The records below must be written out exactly, with every picture left behind.

Rows from a dataset of charts and code:
/---
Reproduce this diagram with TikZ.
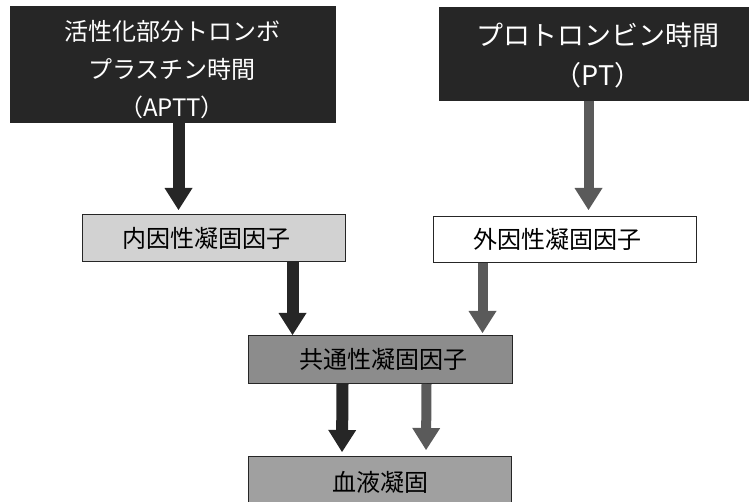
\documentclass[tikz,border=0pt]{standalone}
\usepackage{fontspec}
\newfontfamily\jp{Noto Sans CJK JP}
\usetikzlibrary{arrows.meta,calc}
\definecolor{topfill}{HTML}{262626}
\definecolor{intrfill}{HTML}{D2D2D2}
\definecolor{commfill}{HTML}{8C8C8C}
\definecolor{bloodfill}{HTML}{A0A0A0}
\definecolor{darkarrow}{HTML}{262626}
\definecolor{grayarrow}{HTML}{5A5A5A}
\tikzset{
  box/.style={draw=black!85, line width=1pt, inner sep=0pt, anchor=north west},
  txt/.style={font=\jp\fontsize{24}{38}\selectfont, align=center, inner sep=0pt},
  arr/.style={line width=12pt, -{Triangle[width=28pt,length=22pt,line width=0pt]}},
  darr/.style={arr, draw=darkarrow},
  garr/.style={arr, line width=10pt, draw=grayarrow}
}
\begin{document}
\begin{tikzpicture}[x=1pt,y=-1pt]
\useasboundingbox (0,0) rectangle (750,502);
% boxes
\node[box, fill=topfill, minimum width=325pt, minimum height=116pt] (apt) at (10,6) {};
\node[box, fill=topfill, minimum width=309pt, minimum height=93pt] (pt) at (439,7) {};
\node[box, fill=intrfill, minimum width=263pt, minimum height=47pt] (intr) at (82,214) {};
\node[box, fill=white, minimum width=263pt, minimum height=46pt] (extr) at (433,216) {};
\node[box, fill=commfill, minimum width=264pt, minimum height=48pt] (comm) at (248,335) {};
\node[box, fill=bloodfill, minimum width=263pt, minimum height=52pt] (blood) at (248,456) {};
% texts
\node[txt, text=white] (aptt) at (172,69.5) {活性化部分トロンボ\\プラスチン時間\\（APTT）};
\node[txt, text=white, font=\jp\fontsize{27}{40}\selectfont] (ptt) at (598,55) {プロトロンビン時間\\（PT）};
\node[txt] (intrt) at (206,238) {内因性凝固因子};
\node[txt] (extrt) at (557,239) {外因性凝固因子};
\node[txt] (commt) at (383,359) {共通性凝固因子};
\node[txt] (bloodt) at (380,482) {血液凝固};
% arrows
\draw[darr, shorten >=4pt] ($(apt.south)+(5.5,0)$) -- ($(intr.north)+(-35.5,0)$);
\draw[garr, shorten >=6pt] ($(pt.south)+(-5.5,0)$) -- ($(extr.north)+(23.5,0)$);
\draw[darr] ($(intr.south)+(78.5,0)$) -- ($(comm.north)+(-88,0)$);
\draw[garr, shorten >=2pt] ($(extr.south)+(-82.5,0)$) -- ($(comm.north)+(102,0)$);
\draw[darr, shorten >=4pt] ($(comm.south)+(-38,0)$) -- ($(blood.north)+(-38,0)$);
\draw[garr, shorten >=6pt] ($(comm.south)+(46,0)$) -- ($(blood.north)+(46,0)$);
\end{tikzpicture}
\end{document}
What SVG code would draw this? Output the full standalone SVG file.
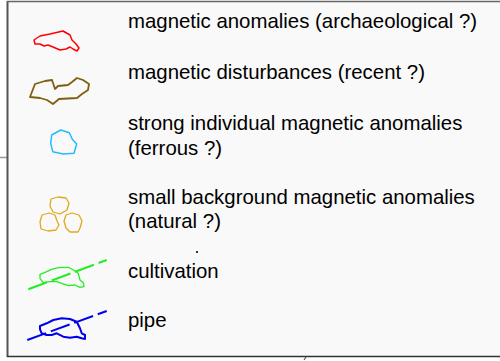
\---
ANSWER TO THIS PROBLEM =
Reproduce this diagram with TikZ.
\documentclass[tikz,border=0pt]{standalone}
\usepackage{fontspec}
\newfontfamily\jp{Noto Sans CJK JP}
\usetikzlibrary{arrows.meta,calc}
\definecolor{topfill}{HTML}{262626}
\definecolor{intrfill}{HTML}{D2D2D2}
\definecolor{commfill}{HTML}{8C8C8C}
\definecolor{bloodfill}{HTML}{A0A0A0}
\definecolor{darkarrow}{HTML}{262626}
\definecolor{grayarrow}{HTML}{5A5A5A}
\tikzset{
  box/.style={draw=black!85, line width=1pt, inner sep=0pt, anchor=north west},
  txt/.style={font=\jp\fontsize{24}{38}\selectfont, align=center, inner sep=0pt},
  arr/.style={line width=12pt, -{Triangle[width=28pt,length=22pt,line width=0pt]}},
  darr/.style={arr, draw=darkarrow},
  garr/.style={arr, line width=10pt, draw=grayarrow}
}
\begin{document}
\begin{tikzpicture}[x=1pt,y=-1pt]
\useasboundingbox (0,0) rectangle (750,502);
% boxes
\node[box, fill=topfill, minimum width=325pt, minimum height=116pt] (apt) at (10,6) {};
\node[box, fill=topfill, minimum width=309pt, minimum height=93pt] (pt) at (439,7) {};
\node[box, fill=intrfill, minimum width=263pt, minimum height=47pt] (intr) at (82,214) {};
\node[box, fill=white, minimum width=263pt, minimum height=46pt] (extr) at (433,216) {};
\node[box, fill=commfill, minimum width=264pt, minimum height=48pt] (comm) at (248,335) {};
\node[box, fill=bloodfill, minimum width=263pt, minimum height=52pt] (blood) at (248,456) {};
% texts
\node[txt, text=white] (aptt) at (172,69.5) {活性化部分トロンボ\\プラスチン時間\\（APTT）};
\node[txt, text=white, font=\jp\fontsize{27}{40}\selectfont] (ptt) at (598,55) {プロトロンビン時間\\（PT）};
\node[txt] (intrt) at (206,238) {内因性凝固因子};
\node[txt] (extrt) at (557,239) {外因性凝固因子};
\node[txt] (commt) at (383,359) {共通性凝固因子};
\node[txt] (bloodt) at (380,482) {血液凝固};
% arrows
\draw[darr, shorten >=4pt] ($(apt.south)+(5.5,0)$) -- ($(intr.north)+(-35.5,0)$);
\draw[garr, shorten >=6pt] ($(pt.south)+(-5.5,0)$) -- ($(extr.north)+(23.5,0)$);
\draw[darr] ($(intr.south)+(78.5,0)$) -- ($(comm.north)+(-88,0)$);
\draw[garr, shorten >=2pt] ($(extr.south)+(-82.5,0)$) -- ($(comm.north)+(102,0)$);
\draw[darr, shorten >=4pt] ($(comm.south)+(-38,0)$) -- ($(blood.north)+(-38,0)$);
\draw[garr, shorten >=6pt] ($(comm.south)+(46,0)$) -- ($(blood.north)+(46,0)$);
\end{tikzpicture}
\end{document}
What SVG code would draw this? Output the full standalone SVG file.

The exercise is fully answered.